Breastfeeding is a very controversial subject. My kids are 9 and 12 now so I am far away from decisions or judgment or emotion surrounding this issue. However, the other day I overheard a conversation that brought it all back.
I was in an elevator for an extended time with two you women. One had a baby a few months old and the other was pregnant. As the elevator stopped on various floors to let others in and out and we made our way down to the parking garage I overheard a conversation that went like this:
New Mom: “I don’t mean to scare you but breastfeeding is really hard. It hurts. Nobody tells you that.”
Pregnant Mom: “No. I want you to tell me. I am still not sure what I am going to do.”
New Mom: “If I could do it all over again I would never bother. It was horrible. I always had to wake up. My husband couldn’t help. And my boobs looked horrible. I couldn’t wear any of my tops. It was embarrassing.”

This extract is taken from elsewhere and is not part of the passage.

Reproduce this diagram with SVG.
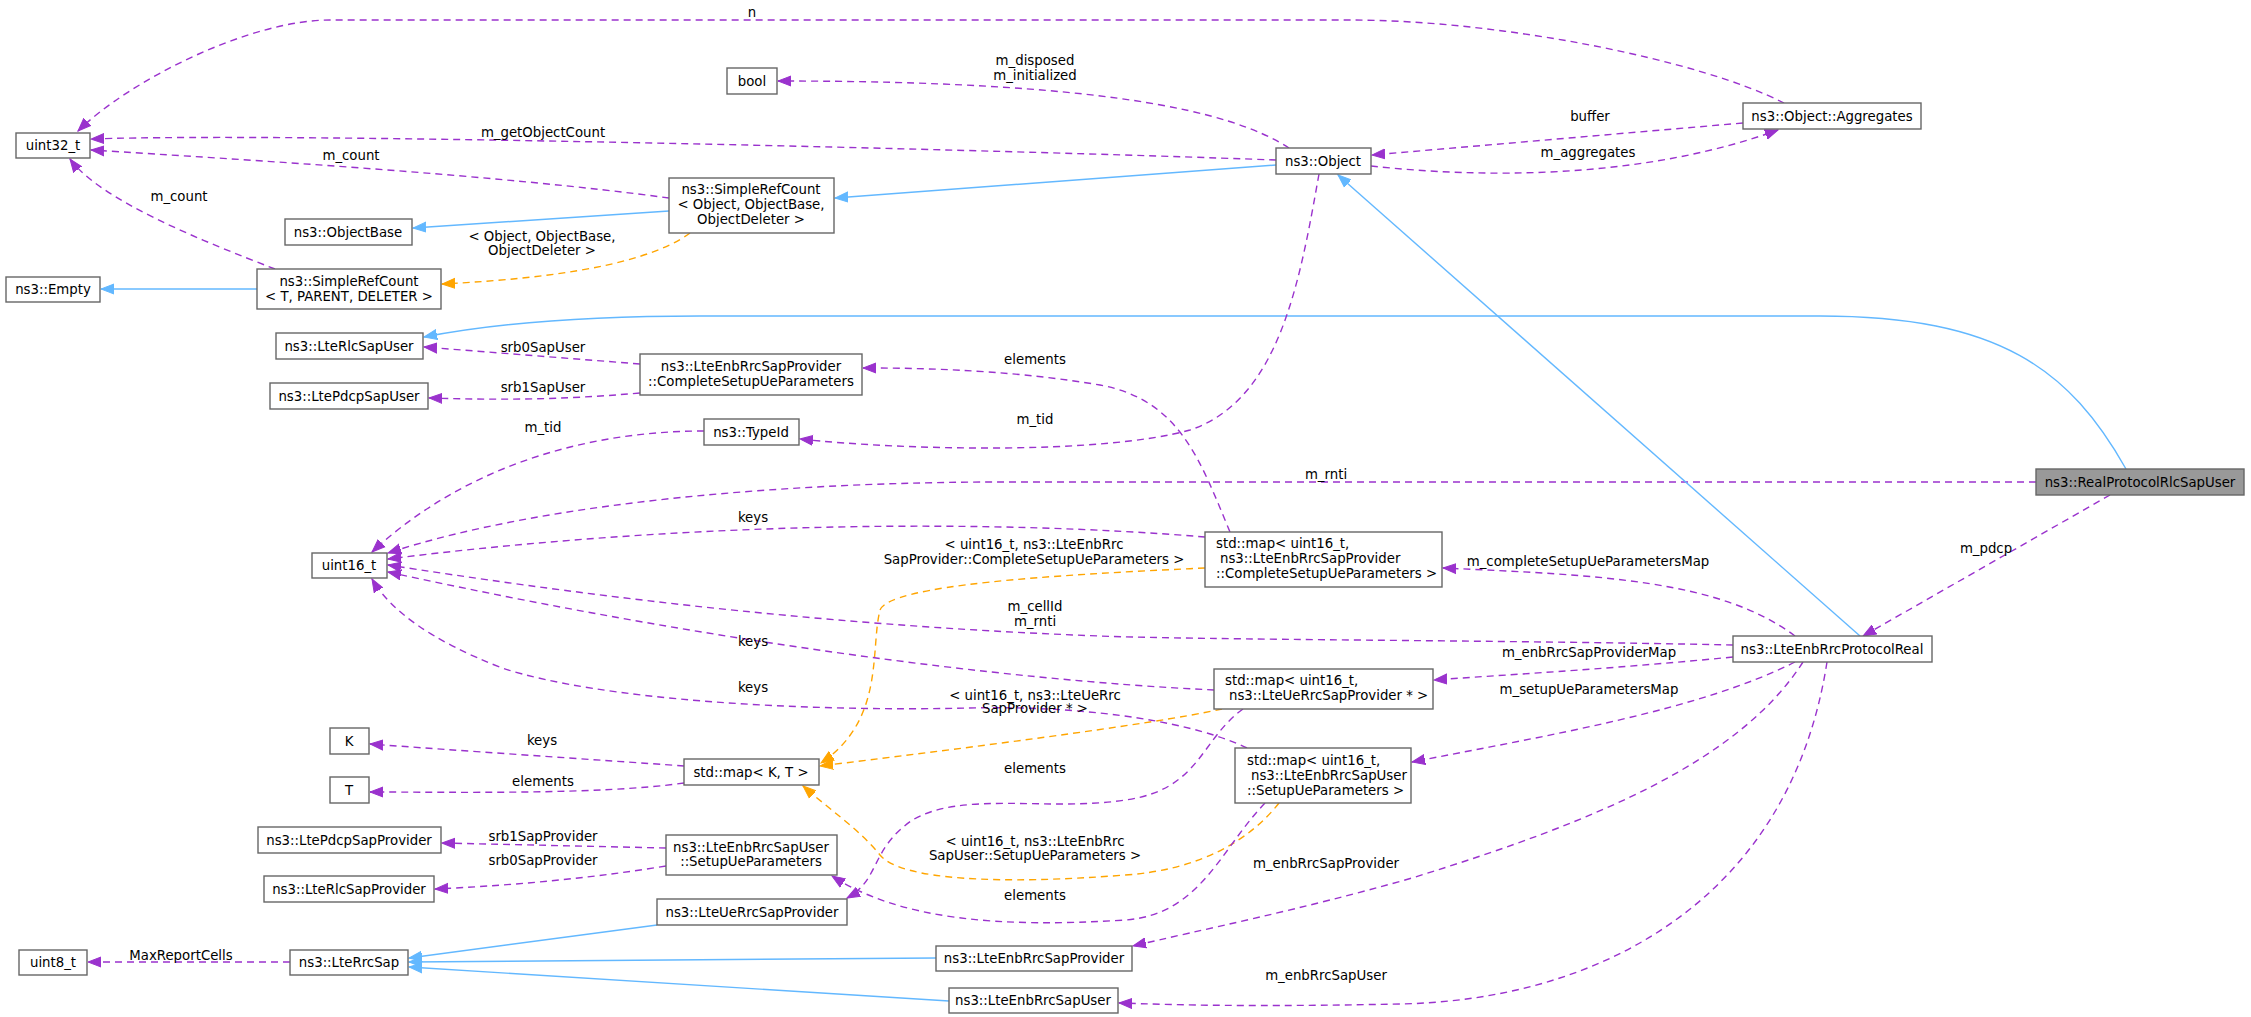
<svg xmlns="http://www.w3.org/2000/svg" width="2251" height="1017" viewBox="0 0 2251 1017">
<defs>
<style>
text{font-family:"DejaVu Sans","Liberation Sans",sans-serif;font-size:13.3px;fill:#000}
.n rect{fill:#fff;stroke:#666;stroke-width:1.4}
.n text{text-anchor:middle}
.l{text-anchor:middle}
.p{fill:none;stroke:#9a32cd;stroke-width:1.4;stroke-dasharray:7,5;marker-end:url(#mp)}
.o{fill:none;stroke:#ffa500;stroke-width:1.4;stroke-dasharray:7,5;marker-end:url(#mo)}
.b{fill:none;stroke:#63b8ff;stroke-width:1.4;marker-end:url(#mb)}
</style>
<marker id="mp" markerWidth="14" markerHeight="12" refX="13" refY="6" orient="auto" markerUnits="userSpaceOnUse"><path d="M0,1 L13,6 L0,11 Z" fill="#9a32cd" stroke="#9a32cd"/></marker>
<marker id="mo" markerWidth="14" markerHeight="12" refX="13" refY="6" orient="auto" markerUnits="userSpaceOnUse"><path d="M0,1 L13,6 L0,11 Z" fill="#ffa500" stroke="#ffa500"/></marker>
<marker id="mb" markerWidth="14" markerHeight="12" refX="13" refY="6" orient="auto" markerUnits="userSpaceOnUse"><path d="M0,1 L13,6 L0,11 Z" fill="#63b8ff" stroke="#63b8ff"/></marker>
</defs>
<rect width="2251" height="1017" fill="#fff"/>
<g id="edges">
<path class="p" d="M1784,103 C1700,60 1500,20 1350,20 L330,20 C250,20 130,80 78,131"/>
<text class="l" x="752" y="17">n</text>
<path class="p" d="M1289,148 C1230,110 1100,81 778,81"/>
<text class="l" x="1035" y="65">m_disposed</text><text class="l" x="1035" y="80">m_initialized</text>
<path class="p" d="M1276,160 C1000,150 300,132 91,139"/>
<text class="l" x="543" y="137">m_getObjectCount</text>
<path class="p" d="M669,198 C500,175 250,160 91,150"/>
<text class="l" x="351" y="160">m_count</text>
<path class="p" d="M275,269 C200,240 100,200 70,159"/>
<text class="l" x="179" y="201">m_count</text>
<path class="b" d="M1276,165 L835,198"/>
<path class="b" d="M669,211 L413,228"/>
<path class="o" d="M690,233 C640,270 520,280 442,284"/>
<text class="l" x="542" y="241">&lt; Object, ObjectBase,</text><text class="l" x="542" y="255">ObjectDeleter &gt;</text>
<path class="b" d="M257,289 L101,289"/>
<path class="p" d="M1743,123 L1372,155"/>
<text class="l" x="1590" y="121">buffer</text>
<path class="p" d="M1371,166 C1480,178 1640,180 1778,130"/>
<text class="l" x="1588" y="157">m_aggregates</text>
<path class="b" d="M2126,469 C2070,370 2000,316 1820,316 L700,316 C560,316 480,326 424,337"/>
<path class="p" d="M640,364 L424,347"/>
<text class="l" x="543" y="352">srb0SapUser</text>
<path class="p" d="M640,393 C560,400 500,400 429,398"/>
<text class="l" x="543" y="392">srb1SapUser</text>
<path class="p" d="M1230,532 C1200,460 1180,400 1100,385 C1000,368 900,368 863,368"/>
<text class="l" x="1035" y="364">elements</text>
<path class="p" d="M1319,174 C1300,280 1280,400 1190,430 C1100,455 900,450 800,439"/>
<text class="l" x="1035" y="424">m_tid</text>
<path class="p" d="M704,431 C580,431 460,470 372,552"/>
<text class="l" x="543" y="432">m_tid</text>
<path class="p" d="M2036,482 L1000,482 C800,482 550,500 388,553"/>
<text class="l" x="1326" y="479">m_rnti</text>
<path class="p" d="M1205,537 C1000,520 700,520 388,559"/>
<text class="l" x="753" y="522">keys</text>
<path class="o" d="M1205,568 C1050,575 890,585 880,610 C870,650 885,720 821,763"/>
<text class="l" x="1034" y="549">&lt; uint16_t, ns3::LteEnbRrc</text><text class="l" x="1034" y="564">SapProvider::CompleteSetupUeParameters &gt;</text>
<path class="p" d="M1733,645 C1500,640 1200,640 1100,636 C800,625 550,590 388,565"/>
<text class="l" x="1035" y="611">m_cellId</text><text class="l" x="1035" y="626">m_rnti</text>
<path class="p" d="M1795,636 C1720,580 1600,575 1443,568"/>
<text class="l" x="1588" y="566">m_completeSetupUeParametersMap</text>
<path class="p" d="M1733,657 C1600,670 1500,675 1434,680"/>
<text class="l" x="1589" y="657">m_enbRrcSapProviderMap</text>
<path class="p" d="M1214,690 C1000,680 700,640 388,572"/>
<text class="l" x="753" y="646">keys</text>
<path class="p" d="M1247,748 C1200,725 1100,705 969,708 C800,712 600,700 502,668 C430,640 390,610 372,579"/>
<text class="l" x="753" y="692">keys</text>
<path class="o" d="M1222,709 C1150,725 950,750 820,766"/>
<text class="l" x="1035" y="700">&lt; uint16_t, ns3::LteUeRrc</text><text class="l" x="1035" y="713">SapProvider * &gt;</text>
<path class="p" d="M1795,662 C1700,710 1550,735 1412,762"/>
<text class="l" x="1589" y="694">m_setupUeParametersMap</text>
<path class="p" d="M684,766 C600,760 450,750 370,744"/>
<text class="l" x="542" y="745">keys</text>
<path class="p" d="M684,783 C600,795 450,792 370,792"/>
<text class="l" x="543" y="786">elements</text>
<path class="p" d="M1243,709 C1200,740 1200,790 1125,800 C1050,812 960,790 911,821 C870,850 880,880 847,898"/>
<text class="l" x="1035" y="773">elements</text>
<path class="o" d="M1279,803 C1250,840 1200,870 1125,875 C1000,885 900,880 880,855 C860,830 830,810 803,786"/>
<text class="l" x="1035" y="846">&lt; uint16_t, ns3::LteEnbRrc</text><text class="l" x="1035" y="860">SapUser::SetupUeParameters &gt;</text>
<path class="p" d="M1265,803 C1220,850 1200,915 1125,920 C1000,928 900,920 832,876"/>
<text class="l" x="1035" y="900">elements</text>
<path class="p" d="M666,848 L442,843"/>
<text class="l" x="543" y="841">srb1SapProvider</text>
<path class="p" d="M666,866 C580,880 500,886 435,889"/>
<text class="l" x="543" y="865">srb0SapProvider</text>
<path class="p" d="M1803,662 C1740,760 1600,820 1412,878 C1300,910 1200,930 1133,946"/>
<text class="l" x="1326" y="868">m_enbRrcSapProvider</text>
<path class="p" d="M1827,662 C1790,900 1600,1000 1400,1004 C1250,1007 1180,1005 1119,1003"/>
<text class="l" x="1326" y="980">m_enbRrcSapUser</text>
<path class="p" d="M2110,495 L1863,636"/>
<text class="l" x="1986" y="553">m_pdcp</text>
<path class="b" d="M1860,636 L1338,175"/>
<path class="b" d="M657,925 L409,958"/>
<path class="b" d="M936,958 L409,962"/>
<path class="b" d="M949,1001 L409,967"/>
<path class="p" d="M290,962 L88,962"/>
<text class="l" x="181" y="960">MaxReportCells</text>
</g>
<g id="uint32" class="n"><rect x="16" y="133" width="74" height="25"/><text x="53" y="150">uint32_t</text></g>
<g id="bool" class="n"><rect x="727" y="68" width="50" height="26"/><text x="752" y="86">bool</text></g>
<g id="object" class="n"><rect x="1276" y="148" width="95" height="26"/><text x="1323" y="166">ns3::Object</text></g>
<g id="aggregates" class="n"><rect x="1743" y="103" width="178" height="26"/><text x="1832" y="121">ns3::Object::Aggregates</text></g>
<g id="src_obj" class="n"><rect x="669" y="178" width="165" height="55"/><text x="751" y="194">ns3::SimpleRefCount</text><text x="751" y="209">&lt; Object, ObjectBase,</text><text x="751" y="224">ObjectDeleter &gt;</text></g>
<g id="objectbase" class="n"><rect x="285" y="219" width="127" height="26"/><text x="348" y="237">ns3::ObjectBase</text></g>
<g id="empty" class="n"><rect x="6" y="277" width="94" height="25"/><text x="53" y="294">ns3::Empty</text></g>
<g id="src_t" class="n"><rect x="257" y="269" width="184" height="40"/><text x="349" y="286">ns3::SimpleRefCount</text><text x="349" y="301">&lt; T, PARENT, DELETER &gt;</text></g>
<g id="rlcsapuser" class="n"><rect x="276" y="333" width="147" height="26"/><text x="349" y="351">ns3::LteRlcSapUser</text></g>
<g id="completesetup" class="n"><rect x="640" y="354" width="222" height="41"/><text x="751" y="371">ns3::LteEnbRrcSapProvider</text><text x="751" y="386">::CompleteSetupUeParameters</text></g>
<g id="pdcpsapuser" class="n"><rect x="270" y="383" width="158" height="26"/><text x="349" y="401">ns3::LtePdcpSapUser</text></g>
<g id="typeid" class="n"><rect x="704" y="419" width="95" height="26"/><text x="751" y="437">ns3::TypeId</text></g>
<g id="real" class="n"><rect x="2036" y="469" width="208" height="26" style="fill:#999"/><text x="2140" y="487">ns3::RealProtocolRlcSapUser</text></g>
<g id="uint16" class="n"><rect x="312" y="553" width="75" height="25"/><text x="349" y="570">uint16_t</text></g>
<g id="map_complete" class="n"><rect x="1205" y="532" width="237" height="55"/><text x="1216" y="548" style="text-anchor:start">std::map&lt; uint16_t,</text><text x="1220" y="563" style="text-anchor:start">ns3::LteEnbRrcSapProvider</text><text x="1216" y="578" style="text-anchor:start">::CompleteSetupUeParameters &gt;</text></g>
<g id="protocolreal" class="n"><rect x="1733" y="636" width="199" height="26"/><text x="1832" y="654">ns3::LteEnbRrcProtocolReal</text></g>
<g id="map_ue" class="n"><rect x="1214" y="669" width="219" height="40"/><text x="1225" y="685" style="text-anchor:start">std::map&lt; uint16_t,</text><text x="1229" y="700" style="text-anchor:start">ns3::LteUeRrcSapProvider * &gt;</text></g>
<g id="map_setup" class="n"><rect x="1235" y="748" width="176" height="55"/><text x="1247" y="765" style="text-anchor:start">std::map&lt; uint16_t,</text><text x="1251" y="780" style="text-anchor:start">ns3::LteEnbRrcSapUser</text><text x="1247" y="795" style="text-anchor:start">::SetupUeParameters &gt;</text></g>
<g id="K" class="n"><rect x="330" y="728" width="39" height="26"/><text x="349" y="746">K</text></g>
<g id="T" class="n"><rect x="330" y="777" width="39" height="26"/><text x="349" y="795">T</text></g>
<g id="mapKT" class="n"><rect x="684" y="759" width="135" height="26"/><text x="751" y="777">std::map&lt; K, T &gt;</text></g>
<g id="pdcpsapprov" class="n"><rect x="258" y="827" width="183" height="26"/><text x="349" y="845">ns3::LtePdcpSapProvider</text></g>
<g id="setupue" class="n"><rect x="666" y="835" width="171" height="40"/><text x="751" y="852">ns3::LteEnbRrcSapUser</text><text x="751" y="866">::SetupUeParameters</text></g>
<g id="rlcsapprov" class="n"><rect x="264" y="876" width="170" height="26"/><text x="349" y="894">ns3::LteRlcSapProvider</text></g>
<g id="uerrcsapprov" class="n"><rect x="657" y="899" width="190" height="26"/><text x="752" y="917">ns3::LteUeRrcSapProvider</text></g>
<g id="uint8" class="n"><rect x="19" y="950" width="68" height="25"/><text x="53" y="967">uint8_t</text></g>
<g id="lterrcsap" class="n"><rect x="290" y="950" width="118" height="25"/><text x="349" y="967">ns3::LteRrcSap</text></g>
<g id="enbrrcsapprov" class="n"><rect x="936" y="946" width="196" height="25"/><text x="1034" y="963">ns3::LteEnbRrcSapProvider</text></g>
<g id="enbrrcsapuser" class="n"><rect x="949" y="988" width="169" height="25"/><text x="1033" y="1005">ns3::LteEnbRrcSapUser</text></g>
</svg>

(That one caused a head turn from me.)
Pregnant Mom: “Oh. I’d never thought about that.”
New Mom: “It is so much easier with the bottle. I am such a better mom now. I can leave her with anyone and do the things that I want to do.”
Pregnant Mom: “I see what you mean. I am definitely leaning towards the bottle.”
Now, I don’t want to get all political on you at all. I had friends who struggled to breastfeed and either supplemented or switched to the bottle. We were all doing our best and tried to support each other. But this conversation? NOT supportive. You can’t wear your clothes and do the things you want to do so don’t bother?
So, as we were exiting the elevator I held the door for them and said with a smile:
Me: “I loved breastfeeding. It was an amazing connection with my baby. At times it was overwhelming and hard but I would definitely do it all over again. I just thought you should know.” (More warm smiles from me.)
The New Mom looked at her friend and said:
New Mom: “You will always meet self-righteous people like that.”
WHAT?! Was I being self-righteous?! I didn’t think so. I thought she deserved a positive experience to truly make up her mind. I just couldn’t stand listening to this woman scare the sh*t out of her friend before she even had the chance to explore her options. What bothered me about this conversation was not the topic – we all make choices as parents that are best for our family – it was the one-sidedness. The subject could have been anything – natural labour, sky diving, Italian food – it was that her mission was to convince her friend to agree with her by using fear. She wasn’t listening to her friend or trying to give her a balanced personal experience, she was picking out the things she thought were most frightening and putting them on the table as fact.
But why? Why would she so badly want to scare her friend away from making a different choice? Why would she assume her friend’s experience won’t be a positive one? Is it about reinforcing and justifying her own choices? What do you think?